◆ **Objective**: Reproduce the lines of the material exactly, excluding every image.

◆ **Provided data**:
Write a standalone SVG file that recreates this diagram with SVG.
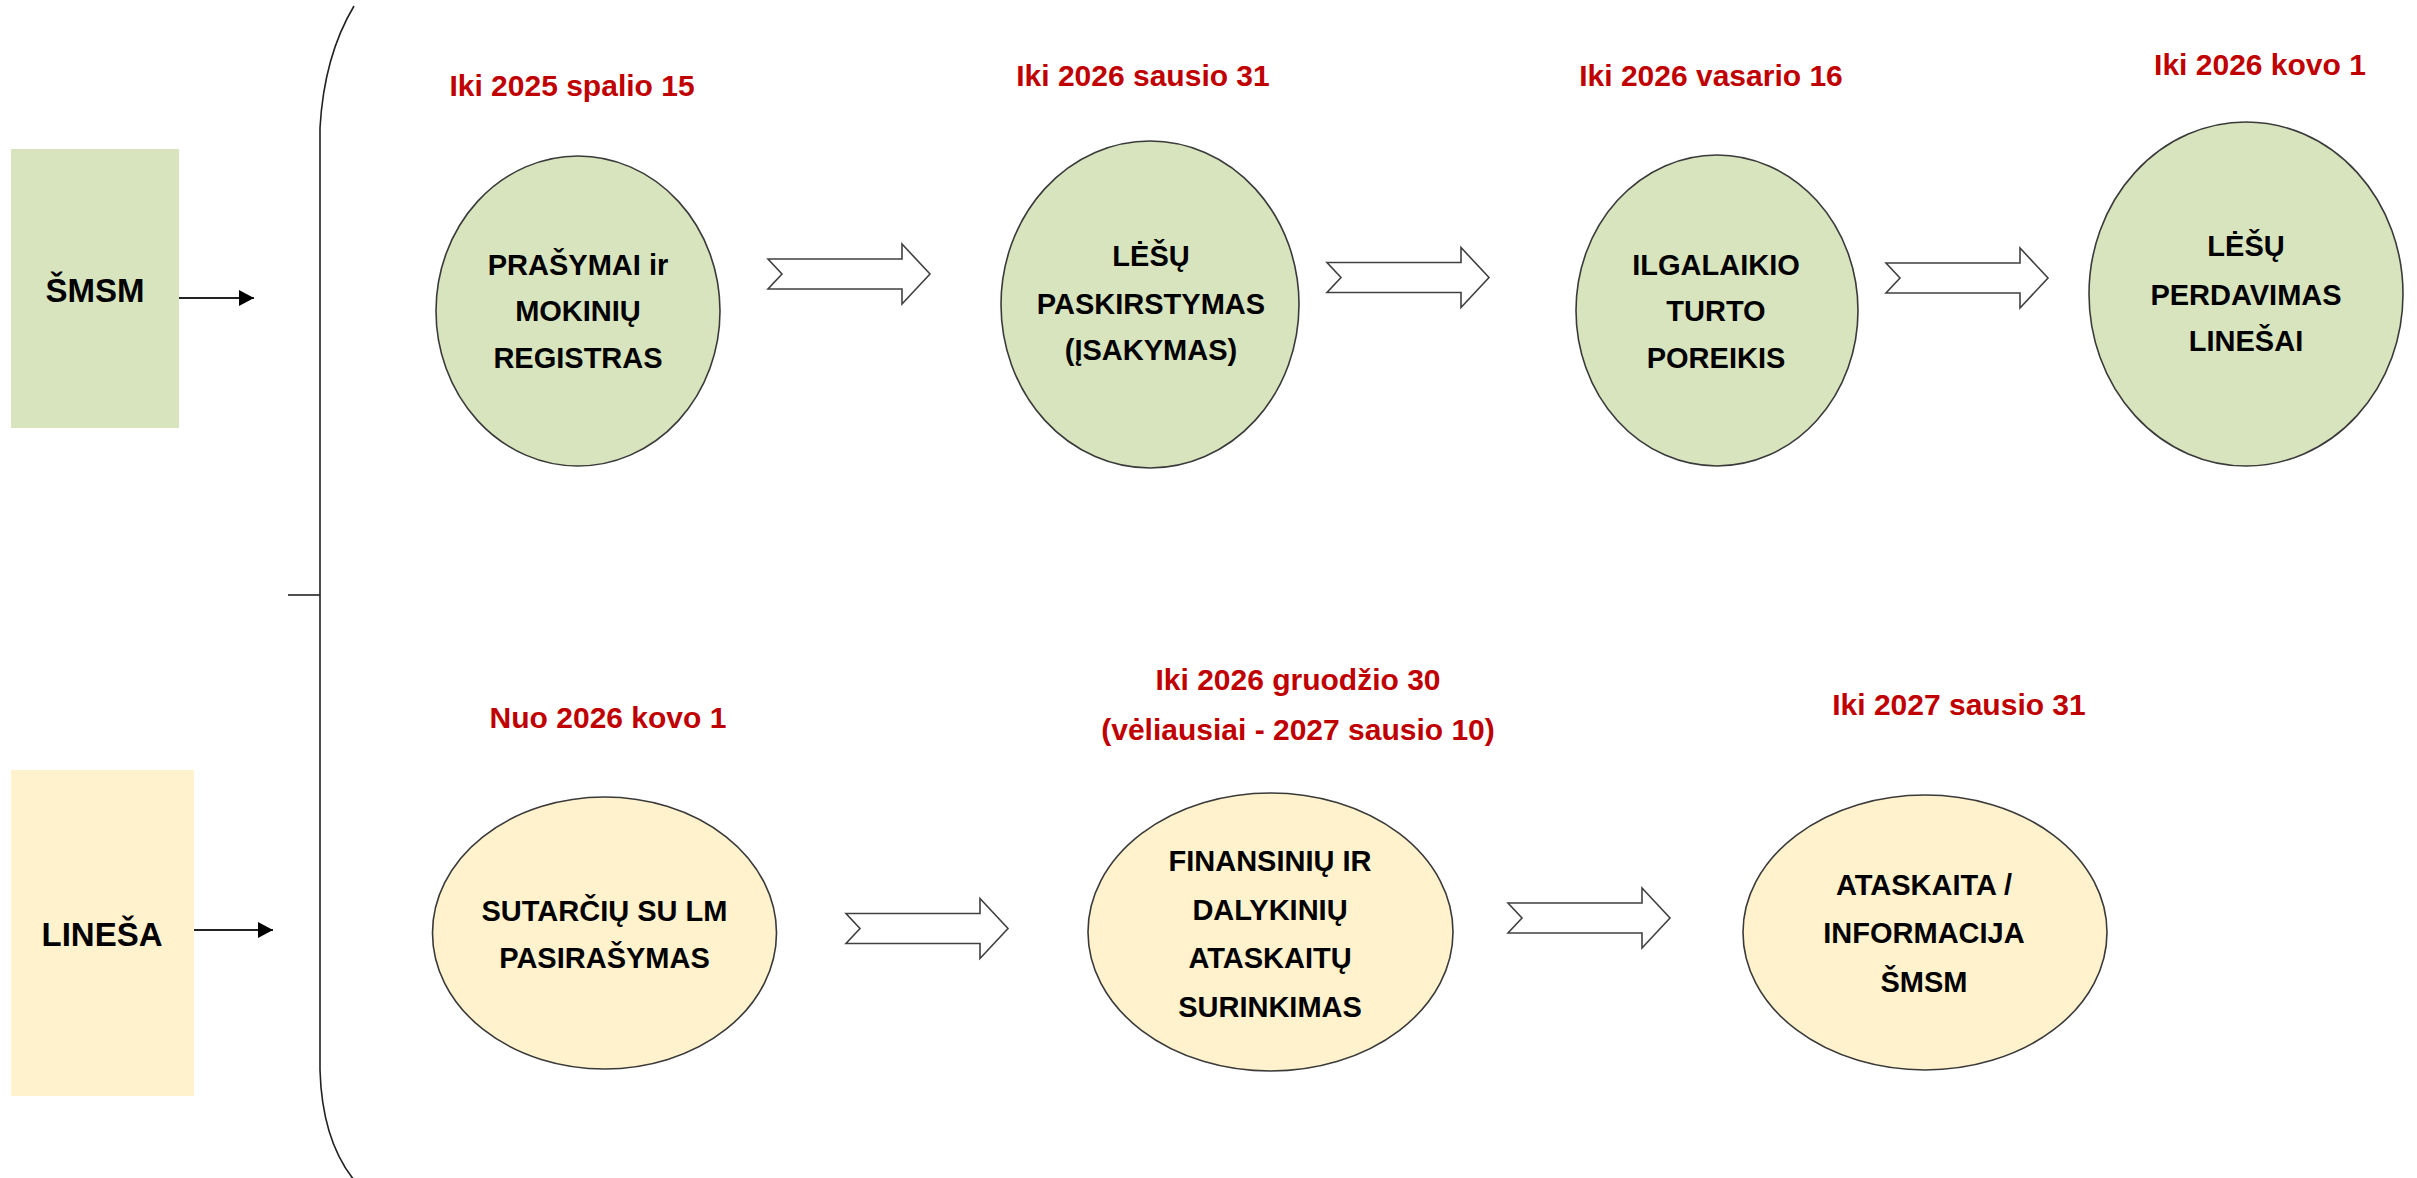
<svg xmlns="http://www.w3.org/2000/svg" width="2417" height="1178" viewBox="0 0 2417 1178">
<style>
.node{stroke:#3a3a3a;stroke-width:1.6}
.g{fill:#d7e4bd}
.y{fill:#fff2cc}
.lbl{font-family:"Liberation Sans",Arial,sans-serif;font-weight:bold;font-size:29px;fill:#000;text-anchor:middle}
.side{font-family:"Liberation Sans",Arial,sans-serif;font-weight:bold;font-size:33px;fill:#000;text-anchor:middle}
.date{font-family:"Liberation Sans",Arial,sans-serif;font-weight:bold;font-size:30px;fill:#c00000;text-anchor:middle}
.blk{fill:#fff;stroke:#404040;stroke-width:1.6;stroke-linejoin:miter}
.thin{fill:none;stroke:#222;stroke-width:1.6}
</style>
<defs>
<marker id="ah" viewBox="0 0 15 16" refX="15" refY="8" markerWidth="15" markerHeight="16" markerUnits="userSpaceOnUse" orient="auto">
<path d="M0,0 L15,8 L0,16 Z" fill="#000"/>
</marker>
<path id="blockArrow" d="M0,-15 L134,-15 L134,-30 L162,0 L134,30 L134,15 L0,15 L14,0 Z"/>
</defs>
<rect width="2417" height="1178" fill="#fff"/>

<g id="bracket">
<path class="thin" d="M354,6 Q324,56 320,128 L320,1070 Q322,1140 354,1180"/>
<line class="thin" x1="288" y1="595" x2="320" y2="595"/>
</g>

<g id="smsm">
<rect x="11" y="149" width="168" height="279" fill="#d7e4bd"/>
<text class="side" x="95" y="302">ŠMSM</text>
</g>
<g id="linesa">
<rect x="11" y="770" width="183" height="326" fill="#fff2cc"/>
<text class="side" x="102" y="946">LINEŠA</text>
</g>

<g id="connectors">
<line x1="179" y1="298" x2="254" y2="298" stroke="#222" stroke-width="1.8" marker-end="url(#ah)"/>
<line x1="194" y1="930" x2="273" y2="930" stroke="#222" stroke-width="1.8" marker-end="url(#ah)"/>
<use href="#blockArrow" class="blk" transform="translate(768,274)"/>
<use href="#blockArrow" class="blk" transform="translate(1327,277.5)"/>
<use href="#blockArrow" class="blk" transform="translate(1886,278)"/>
<use href="#blockArrow" class="blk" transform="translate(846,928.5)"/>
<use href="#blockArrow" class="blk" transform="translate(1508,918)"/>
</g>

<g id="n1">
<text class="date" x="572" y="96">Iki 2025 spalio 15</text>
<ellipse class="node g" cx="578" cy="311" rx="142" ry="155"/>
<text class="lbl" x="578" y="275">PRAŠYMAI ir</text>
<text class="lbl" x="578" y="321">MOKINIŲ</text>
<text class="lbl" x="578" y="368">REGISTRAS</text>
</g>
<g id="n2">
<text class="date" x="1143" y="86">Iki 2026 sausio 31</text>
<ellipse class="node g" cx="1150" cy="304.5" rx="149" ry="163.5"/>
<text class="lbl" x="1151" y="266">LĖŠŲ</text>
<text class="lbl" x="1151" y="314">PASKIRSTYMAS</text>
<text class="lbl" x="1151" y="360">(ĮSAKYMAS)</text>
</g>
<g id="n3">
<text class="date" x="1711" y="86">Iki 2026 vasario 16</text>
<ellipse class="node g" cx="1717" cy="310.5" rx="141" ry="155.5"/>
<text class="lbl" x="1716" y="275">ILGALAIKIO</text>
<text class="lbl" x="1716" y="321">TURTO</text>
<text class="lbl" x="1716" y="368">POREIKIS</text>
</g>
<g id="n4">
<text class="date" x="2260" y="75">Iki 2026 kovo 1</text>
<ellipse class="node g" cx="2246" cy="294" rx="157" ry="172"/>
<text class="lbl" x="2246" y="256">LĖŠŲ</text>
<text class="lbl" x="2246" y="305">PERDAVIMAS</text>
<text class="lbl" x="2246" y="351">LINEŠAI</text>
</g>
<g id="n5">
<text class="date" x="608" y="728">Nuo 2026 kovo 1</text>
<ellipse class="node y" cx="604.5" cy="933" rx="172" ry="136"/>
<text class="lbl" x="604.5" y="921">SUTARČIŲ SU LM</text>
<text class="lbl" x="604.5" y="968">PASIRAŠYMAS</text>
</g>
<g id="n6">
<text class="date" x="1298" y="690">Iki 2026 gruodžio 30</text>
<text class="date" x="1298" y="740">(vėliausiai - 2027 sausio 10)</text>
<ellipse class="node y" cx="1270.5" cy="932" rx="182.5" ry="139"/>
<text class="lbl" x="1270" y="871">FINANSINIŲ IR</text>
<text class="lbl" x="1270" y="920">DALYKINIŲ</text>
<text class="lbl" x="1270" y="968">ATASKAITŲ</text>
<text class="lbl" x="1270" y="1017">SURINKIMAS</text>
</g>
<g id="n7">
<text class="date" x="1959" y="715">Iki 2027 sausio 31</text>
<ellipse class="node y" cx="1925" cy="932.5" rx="182" ry="137.5"/>
<text class="lbl" x="1924" y="895">ATASKAITA /</text>
<text class="lbl" x="1924" y="943">INFORMACIJA</text>
<text class="lbl" x="1924" y="992">ŠMSM</text>
</g>
</svg>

◆ **Task output**:
Write a standalone SVG file that recreates this diagram with SVG.
<svg xmlns="http://www.w3.org/2000/svg" width="2417" height="1178" viewBox="0 0 2417 1178">
<style>
.node{stroke:#3a3a3a;stroke-width:1.6}
.g{fill:#d7e4bd}
.y{fill:#fff2cc}
.lbl{font-family:"Liberation Sans",Arial,sans-serif;font-weight:bold;font-size:29px;fill:#000;text-anchor:middle}
.side{font-family:"Liberation Sans",Arial,sans-serif;font-weight:bold;font-size:33px;fill:#000;text-anchor:middle}
.date{font-family:"Liberation Sans",Arial,sans-serif;font-weight:bold;font-size:30px;fill:#c00000;text-anchor:middle}
.blk{fill:#fff;stroke:#404040;stroke-width:1.6;stroke-linejoin:miter}
.thin{fill:none;stroke:#222;stroke-width:1.6}
</style>
<defs>
<marker id="ah" viewBox="0 0 15 16" refX="15" refY="8" markerWidth="15" markerHeight="16" markerUnits="userSpaceOnUse" orient="auto">
<path d="M0,0 L15,8 L0,16 Z" fill="#000"/>
</marker>
<path id="blockArrow" d="M0,-15 L134,-15 L134,-30 L162,0 L134,30 L134,15 L0,15 L14,0 Z"/>
</defs>
<rect width="2417" height="1178" fill="#fff"/>

<g id="bracket">
<path class="thin" d="M354,6 Q324,56 320,128 L320,1070 Q322,1140 354,1180"/>
<line class="thin" x1="288" y1="595" x2="320" y2="595"/>
</g>

<g id="smsm">
<rect x="11" y="149" width="168" height="279" fill="#d7e4bd"/>
<text class="side" x="95" y="302">ŠMSM</text>
</g>
<g id="linesa">
<rect x="11" y="770" width="183" height="326" fill="#fff2cc"/>
<text class="side" x="102" y="946">LINEŠA</text>
</g>

<g id="connectors">
<line x1="179" y1="298" x2="254" y2="298" stroke="#222" stroke-width="1.8" marker-end="url(#ah)"/>
<line x1="194" y1="930" x2="273" y2="930" stroke="#222" stroke-width="1.8" marker-end="url(#ah)"/>
<use href="#blockArrow" class="blk" transform="translate(768,274)"/>
<use href="#blockArrow" class="blk" transform="translate(1327,277.5)"/>
<use href="#blockArrow" class="blk" transform="translate(1886,278)"/>
<use href="#blockArrow" class="blk" transform="translate(846,928.5)"/>
<use href="#blockArrow" class="blk" transform="translate(1508,918)"/>
</g>

<g id="n1">
<text class="date" x="572" y="96">Iki 2025 spalio 15</text>
<ellipse class="node g" cx="578" cy="311" rx="142" ry="155"/>
<text class="lbl" x="578" y="275">PRAŠYMAI ir</text>
<text class="lbl" x="578" y="321">MOKINIŲ</text>
<text class="lbl" x="578" y="368">REGISTRAS</text>
</g>
<g id="n2">
<text class="date" x="1143" y="86">Iki 2026 sausio 31</text>
<ellipse class="node g" cx="1150" cy="304.5" rx="149" ry="163.5"/>
<text class="lbl" x="1151" y="266">LĖŠŲ</text>
<text class="lbl" x="1151" y="314">PASKIRSTYMAS</text>
<text class="lbl" x="1151" y="360">(ĮSAKYMAS)</text>
</g>
<g id="n3">
<text class="date" x="1711" y="86">Iki 2026 vasario 16</text>
<ellipse class="node g" cx="1717" cy="310.5" rx="141" ry="155.5"/>
<text class="lbl" x="1716" y="275">ILGALAIKIO</text>
<text class="lbl" x="1716" y="321">TURTO</text>
<text class="lbl" x="1716" y="368">POREIKIS</text>
</g>
<g id="n4">
<text class="date" x="2260" y="75">Iki 2026 kovo 1</text>
<ellipse class="node g" cx="2246" cy="294" rx="157" ry="172"/>
<text class="lbl" x="2246" y="256">LĖŠŲ</text>
<text class="lbl" x="2246" y="305">PERDAVIMAS</text>
<text class="lbl" x="2246" y="351">LINEŠAI</text>
</g>
<g id="n5">
<text class="date" x="608" y="728">Nuo 2026 kovo 1</text>
<ellipse class="node y" cx="604.5" cy="933" rx="172" ry="136"/>
<text class="lbl" x="604.5" y="921">SUTARČIŲ SU LM</text>
<text class="lbl" x="604.5" y="968">PASIRAŠYMAS</text>
</g>
<g id="n6">
<text class="date" x="1298" y="690">Iki 2026 gruodžio 30</text>
<text class="date" x="1298" y="740">(vėliausiai - 2027 sausio 10)</text>
<ellipse class="node y" cx="1270.5" cy="932" rx="182.5" ry="139"/>
<text class="lbl" x="1270" y="871">FINANSINIŲ IR</text>
<text class="lbl" x="1270" y="920">DALYKINIŲ</text>
<text class="lbl" x="1270" y="968">ATASKAITŲ</text>
<text class="lbl" x="1270" y="1017">SURINKIMAS</text>
</g>
<g id="n7">
<text class="date" x="1959" y="715">Iki 2027 sausio 31</text>
<ellipse class="node y" cx="1925" cy="932.5" rx="182" ry="137.5"/>
<text class="lbl" x="1924" y="895">ATASKAITA /</text>
<text class="lbl" x="1924" y="943">INFORMACIJA</text>
<text class="lbl" x="1924" y="992">ŠMSM</text>
</g>
</svg>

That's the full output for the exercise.